Sexist dress codes? Don’t get your knickers in a twist
Never has polite society been so united in its hatred of dress codes. Everywhere you look, dress codes are being pulled apart and intellectualised.
This all started a few weeks ago when a secretary at PwC in London was told to wear high heels to work. Affronted by the instruction – which was a little old-fashioned at best – she took her story to the newspapers, and became something of a star. PwC has since been attacked by just about everyone for its ‘sexist’ dress code.
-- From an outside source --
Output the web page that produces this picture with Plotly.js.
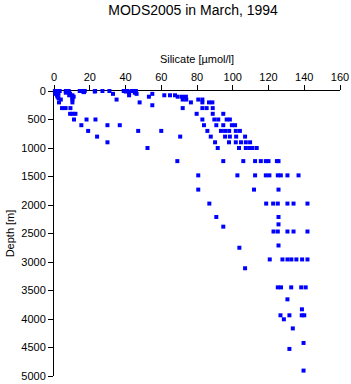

It’s not the only company to fall victim to this hysteria. Last week it was the turn of airline JetBlue, after it turned away a passenger for wearing a revealing outfit. Maggie McMuffin – well, that’s her burlesque stage name – tried to board a flight to Seattle wearing a pair of very short shorts. She didn’t impress the attendants, who told her she had to change her outfit or she wouldn’t be allowed onboard.
Being the theatrical sort, McMuffin accused the airline of ‘body-shaming and slut-shaming’ her. Not only are these phrases painfully overused these days, it’s also clear this incident had nothing to do with gender. If a man tried to board a plane in similarly bottom-revealing attire, I’m sure he’d be asked to cover up, too.
JetBlue has apologised to McMuffin and has reimbursed her for the cost of the pajama bottoms she had to buy before being allowed to board. But in many ways it got off easy. PwC has had to backpedal in order to mitigate the damage done by that stiletto-shunning secretary. The firm’s Australian operation has removed its dress code altogether.
This is a great shame. Dress codes may seem archaic and restrictive at times, but they serve an important function. McMuffin has accused the JetBlue attendants of discriminating against her, but they were simply being mindful of general etiquette. What’s more, companies are well within their rights to require staff to present a certain image.
The irony of all this is that we are actually becoming quite lax about dress codes on the whole. Offices are now full of people in trainers and casual clothing, which seems to me a great shame. Dressing up is not only a look, it’s a state of mind. Besides, for the vast majority of the time – in the West, at least – women can wear what we want, when we want.
Let’s not get our knickers in a twist.